## Challenge
Leave out any pictures and transcribe all other data below exactly.

## Stored data
○ ○ ○ ○ ○
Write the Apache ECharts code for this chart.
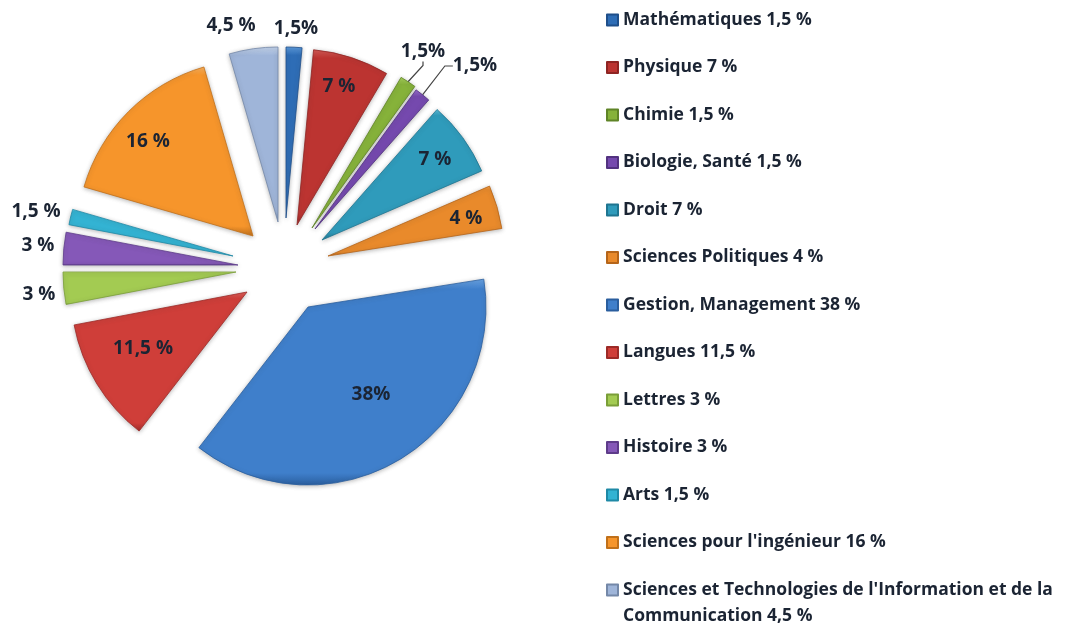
<!DOCTYPE html>
<html><head><meta charset="utf-8">
<style>html,body{margin:0;padding:0;background:#fff}#c{width:1067px;height:630px}</style>
<script src="https://cdn.jsdelivr.net/npm/echarts@6/dist/echarts.min.js"></script>
</head><body><div id="c"></div>
<script>
const categories = ["Mathématiques","Physique","Chimie","Biologie, Santé","Droit","Sciences Politiques","Gestion, Management","Langues","Lettres","Histoire","Arts","Sciences pour l'ingénieur","Sciences et Technologies de l'Information et de la\nCommunication"];
const values = [1.5,7,1.5,1.5,7,4,38,11.5,3,3,1.5,16,4.5];
const legendValues = ["1,5 %","7 %","1,5 %","1,5 %","7 %","4 %","38 %","11,5 %","3 %","3 %","1,5 %","16 %","4,5 %"];
const sliceLabels = ["1,5%","7 %","1,5%","1,5%","7 %","4 %","38%","11,5 %","3 %","3 %","1,5 %","16 %","4,5 %"];

// styling / layout (exploded slices each have their own apex)
const apex = [[286,218],[297,225],[312,228],[315,229],[322,240],[328,256],[308,307],[247,292],[236,272],[238,265],[233,256],[253,236],[278,222]];
const radii = [171,176,175,172,174,176,178,176,173,175,167,176,175];
const labelPos = [[296,29],[339,87],[423,52],[475,66],[435,160],[466,219],[371,395],[143,349],[39,295],[38,246],[36,212],[148,142],[231,26]];
const palette = [
 ['#5C9BDD','#2E6DB6','#1F4F8A'],['#D65A55','#BC3431','#8E2523'],['#A8D25C','#86B23A','#5F8427'],['#9A6FD0','#7549AE','#523280'],
 ['#5FBEDA','#2F9BBB','#1F7590'],['#F7A850','#E98A2B','#B5651A'],['#6AA5E6','#3F7FCB','#2A5E9E'],['#E0605A','#CF3E39','#9C2A27'],
 ['#CBE77E','#A3CB52','#7A9E38'],['#A77FDA','#8558B8','#5E3C8A'],['#6AD6EE','#33B3D3','#1F89A6'],['#FCB25C','#F6952B','#C0701A'],
 ['#C4D4EC','#9FB5D9','#7488A8']];
const FONT = '"Open Sans"';

function grad(p){return {type:'linear',x:0,y:0,x2:0,y2:1,colorStops:[{offset:0,color:p[0]},{offset:.05,color:p[1]},{offset:.94,color:p[1]},{offset:1,color:p[2]}]};}

let cum = 0;
const series = values.map((v,i)=>{
  const start = 90 - cum*3.6; cum += v;
  const leader = i===2||i===3;
  return {
    type:'pie', silent:true, animation:false, center:apex[i], radius:[0,radii[i]], startAngle:start, clockwise:true,
    avoidLabelOverlap:false, emphasis:{disabled:true}, z:2,
    labelLayout:(params)=> params.dataIndex===0 ? {x:labelPos[i][0],y:labelPos[i][1],align:'center',verticalAlign:'middle'} : {},
    data:[
      {value:v,name:categories[i]+' '+legendValues[i],
       itemStyle:{color:grad(palette[i]),borderColor:palette[i][2],borderWidth:.8,shadowBlur:4,shadowColor:'rgba(60,60,60,.35)',shadowOffsetY:1},
       label:{show:true,position:leader?'outside':'inside',formatter:sliceLabels[i],fontFamily:FONT,fontWeight:700,fontSize:19,color:'#1b2433'},
       labelLine:{show:leader,length:i===2?10:12,length2:i===2?4:8,lineStyle:{color:'#444',width:1.2}}},
      {value:100-v,name:'_',itemStyle:{color:'rgba(0,0,0,0)',borderWidth:0},label:{show:false},labelLine:{show:false}}
    ]
  };
});

const legendNames = categories.map((c,i)=>c+' '+legendValues[i]);
const baseLegend = {orient:'vertical',left:606,height:760,padding:0,icon:'rect',itemWidth:11,itemHeight:11,selectedMode:false};
const legendText = {fontFamily:FONT,fontWeight:700,fontSize:17.5,color:'#1b2433'};

echarts.init(document.getElementById('c'),null,{renderer:'canvas'}).setOption({
  backgroundColor:'#fff',
  animation:false,
  tooltip:{show:false},
  legend:[
    {...baseLegend,top:9.5,itemGap:26.5,data:legendNames.slice(0,12),textStyle:{...legendText,lineHeight:21}},
    {...baseLegend,top:551,data:legendNames.slice(12),formatter:n=>' \n'+n,textStyle:{...legendText,lineHeight:26}}
  ],
  series
});
</script></body></html>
○ ○ ○ ○ ○
## Result
Write the Apache ECharts code for this chart.
<!DOCTYPE html>
<html><head><meta charset="utf-8">
<style>html,body{margin:0;padding:0;background:#fff}#c{width:1067px;height:630px}</style>
<script src="https://cdn.jsdelivr.net/npm/echarts@6/dist/echarts.min.js"></script>
</head><body><div id="c"></div>
<script>
const categories = ["Mathématiques","Physique","Chimie","Biologie, Santé","Droit","Sciences Politiques","Gestion, Management","Langues","Lettres","Histoire","Arts","Sciences pour l'ingénieur","Sciences et Technologies de l'Information et de la\nCommunication"];
const values = [1.5,7,1.5,1.5,7,4,38,11.5,3,3,1.5,16,4.5];
const legendValues = ["1,5 %","7 %","1,5 %","1,5 %","7 %","4 %","38 %","11,5 %","3 %","3 %","1,5 %","16 %","4,5 %"];
const sliceLabels = ["1,5%","7 %","1,5%","1,5%","7 %","4 %","38%","11,5 %","3 %","3 %","1,5 %","16 %","4,5 %"];

// styling / layout (exploded slices each have their own apex)
const apex = [[286,218],[297,225],[312,228],[315,229],[322,240],[328,256],[308,307],[247,292],[236,272],[238,265],[233,256],[253,236],[278,222]];
const radii = [171,176,175,172,174,176,178,176,173,175,167,176,175];
const labelPos = [[296,29],[339,87],[423,52],[475,66],[435,160],[466,219],[371,395],[143,349],[39,295],[38,246],[36,212],[148,142],[231,26]];
const palette = [
 ['#5C9BDD','#2E6DB6','#1F4F8A'],['#D65A55','#BC3431','#8E2523'],['#A8D25C','#86B23A','#5F8427'],['#9A6FD0','#7549AE','#523280'],
 ['#5FBEDA','#2F9BBB','#1F7590'],['#F7A850','#E98A2B','#B5651A'],['#6AA5E6','#3F7FCB','#2A5E9E'],['#E0605A','#CF3E39','#9C2A27'],
 ['#CBE77E','#A3CB52','#7A9E38'],['#A77FDA','#8558B8','#5E3C8A'],['#6AD6EE','#33B3D3','#1F89A6'],['#FCB25C','#F6952B','#C0701A'],
 ['#C4D4EC','#9FB5D9','#7488A8']];
const FONT = '"Open Sans"';

function grad(p){return {type:'linear',x:0,y:0,x2:0,y2:1,colorStops:[{offset:0,color:p[0]},{offset:.05,color:p[1]},{offset:.94,color:p[1]},{offset:1,color:p[2]}]};}

let cum = 0;
const series = values.map((v,i)=>{
  const start = 90 - cum*3.6; cum += v;
  const leader = i===2||i===3;
  return {
    type:'pie', silent:true, animation:false, center:apex[i], radius:[0,radii[i]], startAngle:start, clockwise:true,
    avoidLabelOverlap:false, emphasis:{disabled:true}, z:2,
    labelLayout:(params)=> params.dataIndex===0 ? {x:labelPos[i][0],y:labelPos[i][1],align:'center',verticalAlign:'middle'} : {},
    data:[
      {value:v,name:categories[i]+' '+legendValues[i],
       itemStyle:{color:grad(palette[i]),borderColor:palette[i][2],borderWidth:.8,shadowBlur:4,shadowColor:'rgba(60,60,60,.35)',shadowOffsetY:1},
       label:{show:true,position:leader?'outside':'inside',formatter:sliceLabels[i],fontFamily:FONT,fontWeight:700,fontSize:19,color:'#1b2433'},
       labelLine:{show:leader,length:i===2?10:12,length2:i===2?4:8,lineStyle:{color:'#444',width:1.2}}},
      {value:100-v,name:'_',itemStyle:{color:'rgba(0,0,0,0)',borderWidth:0},label:{show:false},labelLine:{show:false}}
    ]
  };
});

const legendNames = categories.map((c,i)=>c+' '+legendValues[i]);
const baseLegend = {orient:'vertical',left:606,height:760,padding:0,icon:'rect',itemWidth:11,itemHeight:11,selectedMode:false};
const legendText = {fontFamily:FONT,fontWeight:700,fontSize:17.5,color:'#1b2433'};

echarts.init(document.getElementById('c'),null,{renderer:'canvas'}).setOption({
  backgroundColor:'#fff',
  animation:false,
  tooltip:{show:false},
  legend:[
    {...baseLegend,top:9.5,itemGap:26.5,data:legendNames.slice(0,12),textStyle:{...legendText,lineHeight:21}},
    {...baseLegend,top:551,data:legendNames.slice(12),formatter:n=>' \n'+n,textStyle:{...legendText,lineHeight:26}}
  ],
  series
});
</script></body></html>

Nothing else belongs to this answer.